Une avocate assassinée au Guatemala, des témoins qui craignent pour leur vie et refusent de répondre aux questions envoyées là-bas par le Ministère public genevois. Le procureur de la Commission internationale contre l’impunité au Guatemala (Cicig), mandatée par les Nations unies pour démanteler ces escadrons parallèles et poursuivre leurs dirigeants, est venu le confirmer mardi à la barre : « Les pressions sont importantes car ces enquêtes portent sur des personnes influentes. » Et c’est un ancien spécialiste de la lutte contre le narcotrafic en Amérique latine qui le dit.
« C’est très grave »
Ici aussi, cette procédure a été marquée par une ambiance particulière. Cinq demandes de récusation du premier procureur Yves Bertossa et une pluie de plaintes pour faux témoignages. Depuis l’ouverture des débats, d’autres incidents sont venus alourdir l’atmosphère. L’unique plaignante de cette affaire, dont le visage, l’identité et l’adresse ont été divulgués par un article de L’Illustré, vit désormais cachée.
Son avocate, Me Alexandra Lopez, a expliqué aux juges que des individus « se réclamant de Sperisen » s’étaient présentés lundi chez cette septuagénaire, mère d’un des sept détenus tués à Pavon, pour la forcer à faire le voyage immédiatement et à retirer sa plainte. Son entourage serait aussi menacé. « C’est très grave », a insisté le conseil de la vieille dame.

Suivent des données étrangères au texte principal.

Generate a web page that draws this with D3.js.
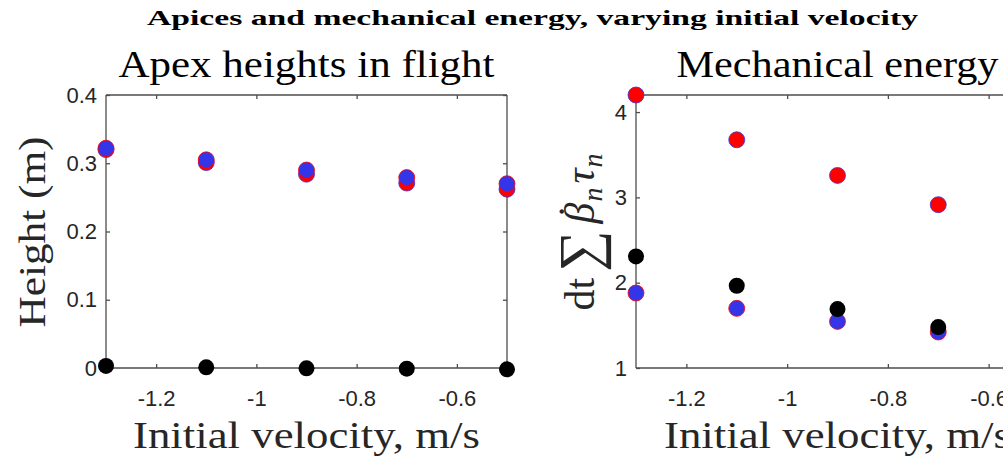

Enfin, la mère du prévenu a été prise en train de faire des photos avec son téléphone portable dans la salle du tribunal, au moment où l’audience venait d’être levée. La présidente Isabelle Cuendet a fait saisir l’objet et détruire les quatre photos (on y voyait Erwin Sperisen, mais aussi le procureur et la greffière) ainsi qu’un message envoyé lors des débats. Les membres de la famille sont désormais interdits d’entrer avec des appareils.